WHAT IS REQUIRED: Begin with the first line of the material and copy each line word for word through the line that contains "let minorTicks = d3.range(0, 25).map(function(i)"; the pictures are left out.

___ RECORDS FOR THE TASK

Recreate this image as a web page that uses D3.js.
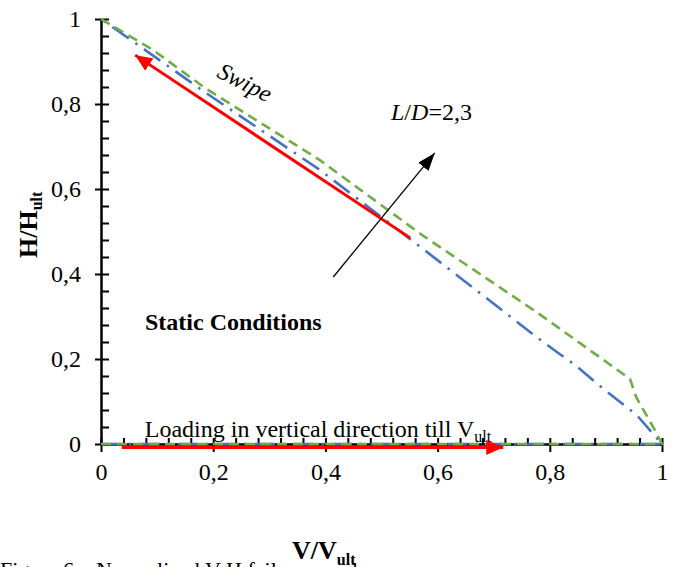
<!DOCTYPE html>
<html>
<head>
<meta charset="utf-8">
<script src="https://cdn.jsdelivr.net/npm/d3@7"></script>
<style>
  body { margin: 0; background: #fff; }
  svg { display: block; font-family: "Liberation Serif", "Times New Roman", serif; }
</style>
</head>
<body>
<div id="chart"></div>
<script>
// ====== Normalized V-H failure envelopes ======

// L/D = 2 (blue, dash-dot): vertical loading along H=0, then swipe back to (0,1)
let vLD2 = [0, 1, 0.955, 0.898, 0.845, 0.815, 0.779, 0.574, 0.39, 0.185, 0.096, 0];
let hLD2 = [0, 0, 0.068, 0.127, 0.186, 0.214, 0.249, 0.459, 0.645, 0.828, 0.911, 1];

// L/D = 3 (green, dashed)
let vLD3 = [0, 1, 0.987, 0.97, 0.954, 0.943, 0.779, 0.572, 0.39, 0.185, 0.093, 0];
let hLD3 = [0, 0, 0.033, 0.073, 0.11, 0.153, 0.308, 0.492, 0.668, 0.838, 0.927, 1];

// ticks
let majorTicks = [0, 0.2, 0.4, 0.6, 0.8, 1];
let tickLabels = ["0", "0,2", "0,4", "0,6", "0,8", "1"];
let minorTicks = d3.range(0, 25).map(function(i) { return i * 0.04; }).concat([1]);

// annotation arrows (data units)
let loadArrowV = [0.037, 0.717], loadArrowH = [-0.008, -0.008];
let swipeArrowV = [0.551, 0.061], swipeArrowH = [0.485, 0.915];
let ldArrowV = [0.414, 0.595], ldArrowH = [0.393, 0.685];

let W = 678, H = 567;

let x = d3.scaleLinear().domain([0, 1]).range([101, 662]);
let y = d3.scaleLinear().domain([0, 1]).range([444, 19]);

let svg = d3.select("#chart").append("svg")
    .attr("width", W)
    .attr("height", H);

let defs = svg.append("defs");
function addMarker(id, color, len, wid) {
    defs.append("marker")
        .attr("id", id)
        .attr("markerUnits", "userSpaceOnUse")
        .attr("viewBox", "0 0 " + len + " " + wid)
        .attr("refX", len).attr("refY", wid / 2)
        .attr("markerWidth", len).attr("markerHeight", wid)
        .attr("orient", "auto")
        .append("path")
        .attr("d", "M0,0 L" + len + "," + (wid / 2) + " L0," + wid + " Z")
        .attr("fill", color);
}
addMarker("redHead", "#ff0000", 17, 15);
addMarker("blackHead", "#000", 18, 13);

// ---- axes ----
function styleAxis(g) {
    g.selectAll("path.domain").attr("stroke", "#000").attr("stroke-width", 2);
    g.selectAll(".tick line").attr("stroke", "#000").attr("stroke-width", 2);
    g.selectAll(".tick text")
        .attr("font-family", "Liberation Serif")
        .attr("font-size", 24)
        .attr("fill", "#000");
}

// y: major ticks outward with labels, all ticks inward
svg.append("g")
    .attr("transform", "translate(" + x(0) + ",0)")
    .call(d3.axisLeft(y).tickValues(majorTicks).tickSize(6).tickSizeOuter(0).tickPadding(14)
        .tickFormat(function(d, i) { return tickLabels[i]; }))
    .call(styleAxis);
svg.append("g")
    .attr("transform", "translate(" + x(0) + ",0)")
    .call(d3.axisRight(y).tickValues(minorTicks).tickSize(8).tickSizeOuter(0).tickFormat(""))
    .call(styleAxis);

// x: major ticks downward with labels, all ticks upward
svg.append("g")
    .attr("transform", "translate(0," + y(0) + ")")
    .call(d3.axisBottom(x).tickValues(majorTicks).tickSize(8).tickSizeOuter(0).tickPadding(11)
        .tickFormat(function(d, i) { return tickLabels[i]; }))
    .call(styleAxis);
svg.append("g")
    .attr("transform", "translate(0," + y(0) + ")")
    .call(d3.axisTop(x).tickValues(minorTicks).tickSize(6).tickSizeOuter(0).tickFormat(""))
    .call(styleAxis);

// ---- envelopes ----
let line = d3.line()
    .x(function(d) { return x(d[0]); })
    .y(function(d) { return y(d[1]); });

let ld2 = vLD2.map(function(v, i) { return [v, hLD2[i]]; });
let ld3 = vLD3.map(function(v, i) { return [v, hLD3[i]]; });

svg.append("path")
    .datum(ld2)
    .attr("d", line)
    .attr("fill", "none")
    .attr("stroke", "#4472c4")
    .attr("stroke-width", 2.6)
    .attr("stroke-dasharray", "20,8,2.5,8");

svg.append("path")
    .datum(ld3)
    .attr("d", line)
    .attr("fill", "none")
    .attr("stroke", "#70ad47")
    .attr("stroke-width", 2.6)
    .attr("stroke-dasharray", "10,6");

// ---- annotation arrows ----
function arrow(vs, hs, color, w, marker) {
    svg.append("line")
        .attr("x1", x(vs[0])).attr("y1", y(hs[0]))
        .attr("x2", x(vs[1])).attr("y2", y(hs[1]))
        .attr("stroke", color)
        .attr("stroke-width", w)
        .attr("marker-end", "url(#" + marker + ")");
}
arrow(loadArrowV, loadArrowH, "#ff0000", 3, "redHead");
arrow(swipeArrowV, swipeArrowH, "#ff0000", 3, "redHead");
arrow(ldArrowV, ldArrowH, "#000", 1.3, "blackHead");

// ---- texts ----
let load = svg.append("text")
    .attr("x", x(0.078)).attr("y", y(0.017))
    .attr("font-size", 24);
load.append("tspan").text("Loading in vertical direction till V");
load.append("tspan").attr("font-size", 16).attr("dy", 5).text("ult");

svg.append("text")
    .attr("transform", "translate(245,82) rotate(27)")
    .attr("text-anchor", "middle")
    .attr("dy", "0.35em")
    .attr("font-size", 24)
    .attr("font-style", "italic")
    .text("Swipe");

let ld = svg.append("text")
    .attr("x", 391).attr("y", 120)
    .attr("font-size", 24);
ld.append("tspan").attr("font-style", "italic").text("L");
ld.append("tspan").text("/");
ld.append("tspan").attr("font-style", "italic").text("D");
ld.append("tspan").text("=2,3");

svg.append("text")
    .attr("x", 145).attr("y", 330)
    .attr("font-size", 24)
    .attr("font-weight", "bold")
    .text("Static Conditions");

// axis titles
let yt = svg.append("text")
    .attr("transform", "translate(37,258) rotate(-90)")
    .attr("font-size", 26)
    .attr("font-weight", "bold");
yt.append("tspan").text("H/H");
yt.append("tspan").attr("font-size", 16).attr("dy", 5).text("ult");

let xt = svg.append("text")
    .attr("x", 292).attr("y", 559)
    .attr("font-size", 26)
    .attr("font-weight", "bold");
xt.append("tspan").text("V/V");
xt.append("tspan").attr("font-size", 16).attr("dy", 6).text("ult");

// caption, cut by the page edge
svg.append("text")
    .attr("x", 0).attr("y", 577)
    .attr("font-size", 22)
    .text("Figure 6 \u2013 Normalized V-H failure envelopes");
</script>
</body>
</html>
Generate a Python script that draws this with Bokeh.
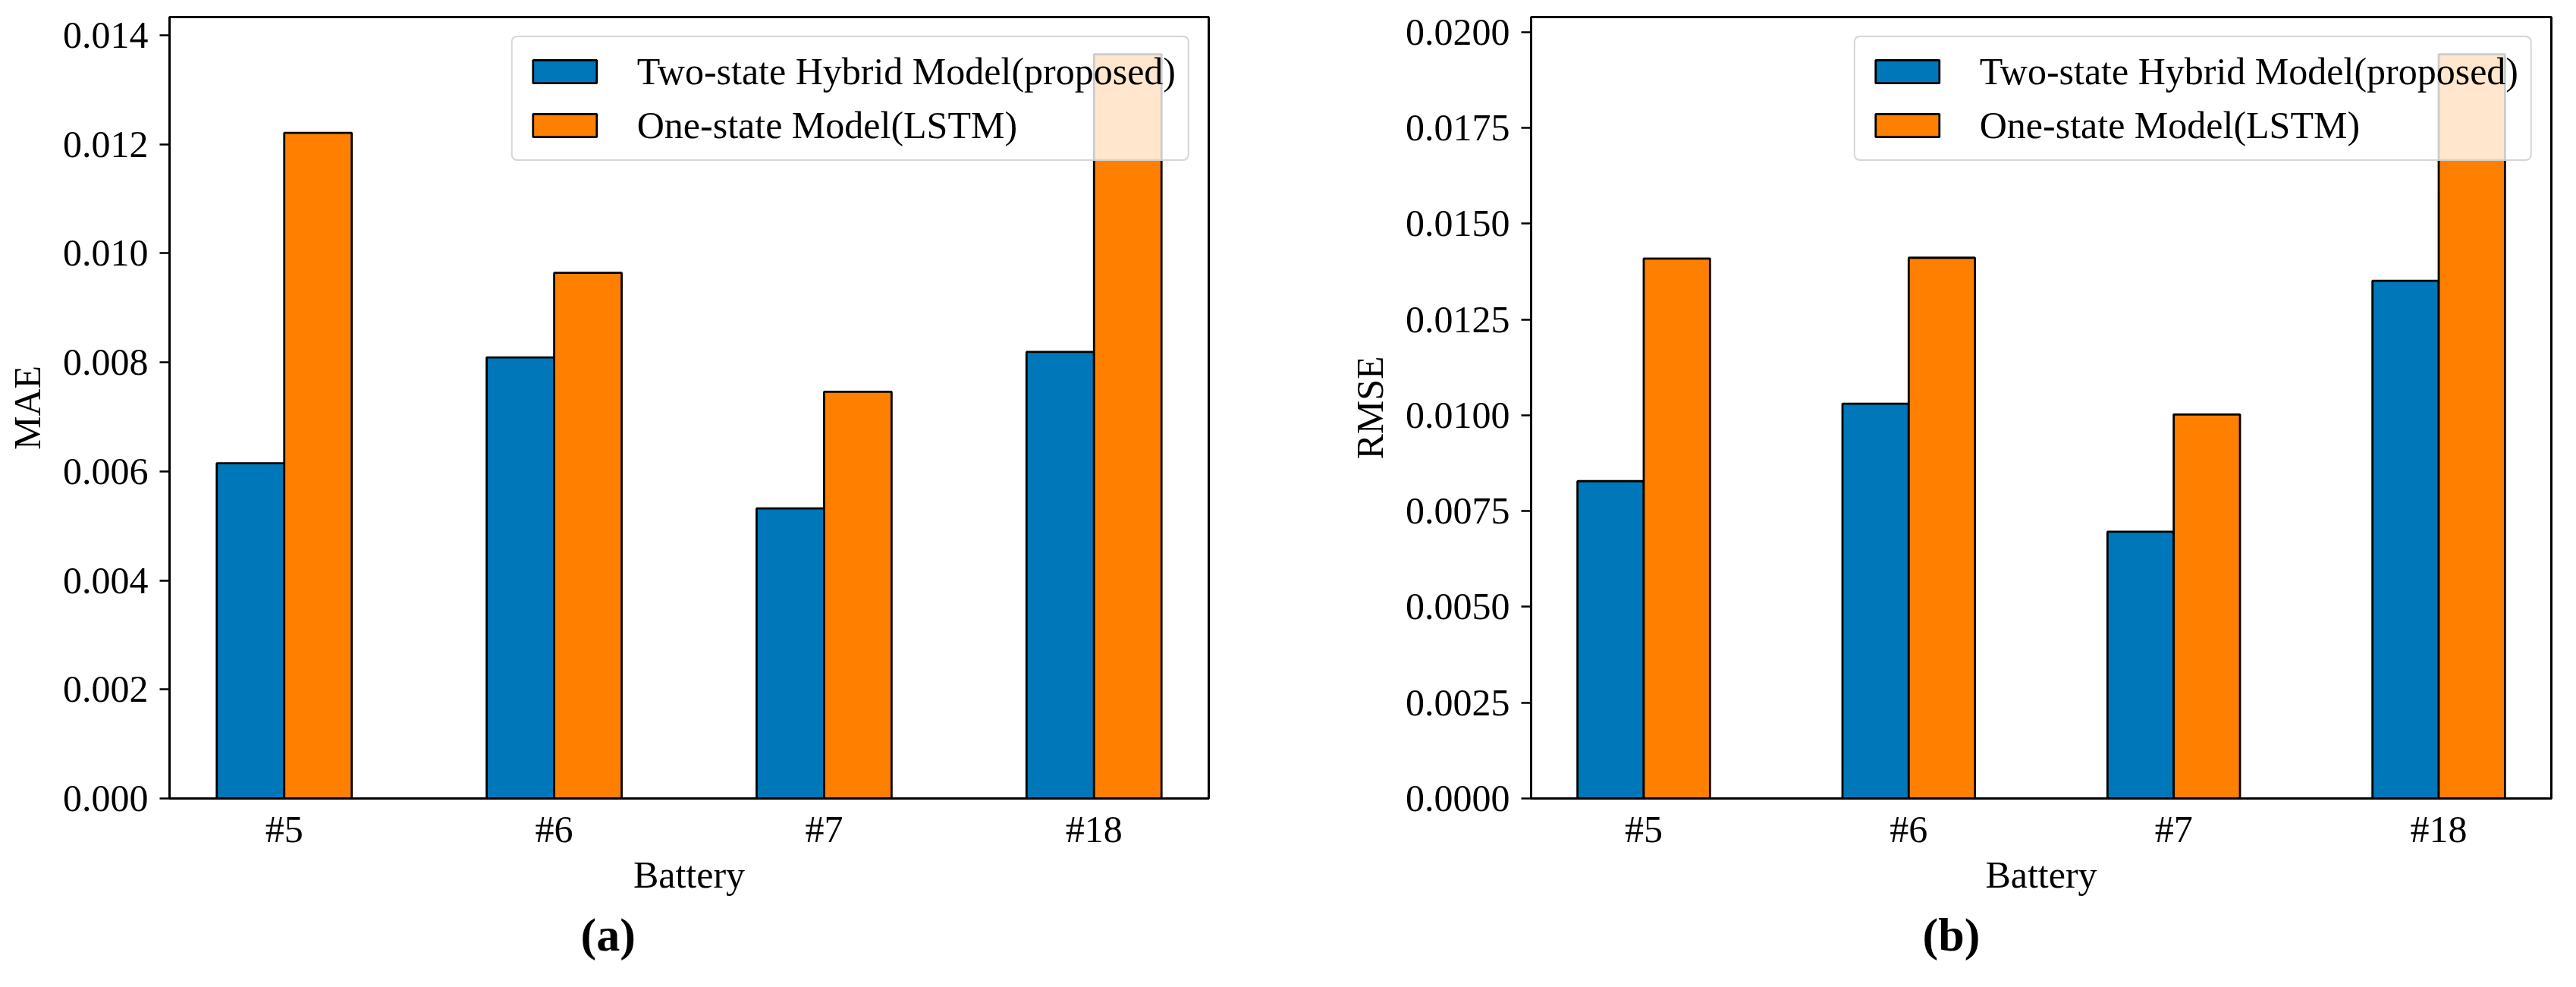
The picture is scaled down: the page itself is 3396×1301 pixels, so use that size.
import numpy as np
from bokeh.plotting import figure
from bokeh.layouts import row
from bokeh.models import Range1d, FixedTicker, PrintfTickFormatter
from bokeh.embed import file_html
from bokeh.resources import INLINE

batteries = ["#5", "#6", "#7", "#18"]
series_names = ["Two-state Hybrid Model(proposed)", "One-state Model(LSTM)"]
mae_hybrid = [0.00615, 0.00809, 0.00532, 0.00819]
mae_lstm = [0.01221, 0.00964, 0.00746, 0.01365]
rmse_hybrid = [0.00828, 0.01030, 0.00696, 0.01351]
rmse_lstm = [0.01409, 0.01411, 0.01002, 0.01942]
mae_ticks = [0.0, 0.002, 0.004, 0.006, 0.008, 0.010, 0.012, 0.014]
rmse_ticks = [0.0, 0.0025, 0.0050, 0.0075, 0.0100, 0.0125, 0.0150, 0.0175, 0.0200]

BLUE = "#0077b8"
ORANGE = "#ff8000"
FONT = "Liberation Serif"


def panel(hyb, lstm, ylabel, ticks, fmt, frame_w, mb_left, mb_right, caption, cap_offset):
    n = len(batteries)
    ymax = max(max(hyb), max(lstm)) * 1.05
    p = figure(frame_width=frame_w, frame_height=1030, output_backend="svg",
               toolbar_location=None,
               x_range=Range1d(-0.425, n - 1 + 0.425), y_range=Range1d(0, ymax),
               min_border_left=mb_left, min_border_right=mb_right,
               min_border_top=22, min_border_bottom=230,
               title=caption, title_location="below")
    x = np.arange(n)
    p.vbar(x=x - 0.125, top=hyb, width=0.25, fill_color=BLUE, line_color="black",
           line_width=2.8, legend_label=series_names[0])
    p.vbar(x=x + 0.125, top=lstm, width=0.25, fill_color=ORANGE, line_color="black",
           line_width=2.8, legend_label=series_names[1])

    p.xgrid.visible = False
    p.ygrid.visible = False
    p.outline_line_color = "black"
    p.outline_line_width = 3
    p.background_fill_color = "white"

    xa = p.xaxis[0]
    xa.ticker = FixedTicker(ticks=list(range(n)))
    xa.major_label_overrides = {i: b for i, b in enumerate(batteries)}
    xa.major_tick_out = 0
    xa.major_tick_in = 0
    xa.major_label_standoff = 12
    xa.axis_label = "Battery"
    xa.axis_label_standoff = 1

    ya = p.yaxis[0]
    ya.ticker = FixedTicker(ticks=ticks)
    ya.formatter = PrintfTickFormatter(format=fmt)
    ya.major_tick_out = 13
    ya.major_tick_in = 0
    ya.major_label_standoff = 15
    ya.axis_label = ylabel
    ya.axis_label_standoff = 16

    for ax in (xa, ya):
        ax.axis_line_width = 3
        ax.axis_line_color = "black"
        ax.major_tick_line_width = 2.5
        ax.major_tick_line_color = "black"
        ax.minor_tick_line_color = None
        ax.major_label_text_font = FONT
        ax.major_label_text_font_size = "50px"
        ax.major_label_text_color = "black"
        ax.axis_label_text_font = FONT
        ax.axis_label_text_font_size = "50px"
        ax.axis_label_text_font_style = "normal"
        ax.axis_label_text_color = "black"

    t = p.title
    t.text_font = FONT
    t.text_font_size = "62px"
    t.text_font_style = "bold"
    t.text_color = "black"
    t.align = "left"
    t.offset = cap_offset
    t.standoff = 25

    lg = p.legend[0]
    lg.location = "top_right"
    lg.margin = 25
    lg.padding = 16
    lg.spacing = 13
    lg.glyph_width = 105
    lg.glyph_height = 38
    lg.label_standoff = 43
    lg.label_text_font = FONT
    lg.label_text_font_size = "50px"
    lg.label_text_color = "black"
    lg.border_line_color = "#cccccc"
    lg.border_line_width = 2.5
    lg.border_line_alpha = 0.8
    lg.background_fill_color = "white"
    lg.background_fill_alpha = 0.8
    if "border_radius" in lg.properties():
        lg.border_radius = 8
    return p


p1 = panel(mae_hybrid, mae_lstm, "MAE", mae_ticks, "%.3f", 1370, 223, 99, "(a)", 542)
p2 = panel(rmse_hybrid, rmse_lstm, "RMSE", rmse_ticks, "%.4f", 1345, 326, 17, "(b)", 516)

layout = row(p1, p2, spacing=0)
open("out.html", "w").write(file_html(layout, INLINE))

______

OUTPUT OF THE TASK:
Recreate this image as a web page that uses D3.js.
<!DOCTYPE html>
<html>
<head>
<meta charset="utf-8">
<script src="https://cdn.jsdelivr.net/npm/d3@7"></script>
<style>
  body { margin: 0; background: #fff; }
  svg { display: block; font-family: "Liberation Serif", "Times New Roman", serif; }
</style>
</head>
<body>
<div id="chart"></div>
<script>
// ====== Normalized V-H failure envelopes ======

// L/D = 2 (blue, dash-dot): vertical loading along H=0, then swipe back to (0,1)
let vLD2 = [0, 1, 0.955, 0.898, 0.845, 0.815, 0.779, 0.574, 0.39, 0.185, 0.096, 0];
let hLD2 = [0, 0, 0.068, 0.127, 0.186, 0.214, 0.249, 0.459, 0.645, 0.828, 0.911, 1];

// L/D = 3 (green, dashed)
let vLD3 = [0, 1, 0.987, 0.97, 0.954, 0.943, 0.779, 0.572, 0.39, 0.185, 0.093, 0];
let hLD3 = [0, 0, 0.033, 0.073, 0.11, 0.153, 0.308, 0.492, 0.668, 0.838, 0.927, 1];

// ticks
let majorTicks = [0, 0.2, 0.4, 0.6, 0.8, 1];
let tickLabels = ["0", "0,2", "0,4", "0,6", "0,8", "1"];
let minorTicks = d3.range(0, 25).map(function(i) { return i * 0.04; }).concat([1]);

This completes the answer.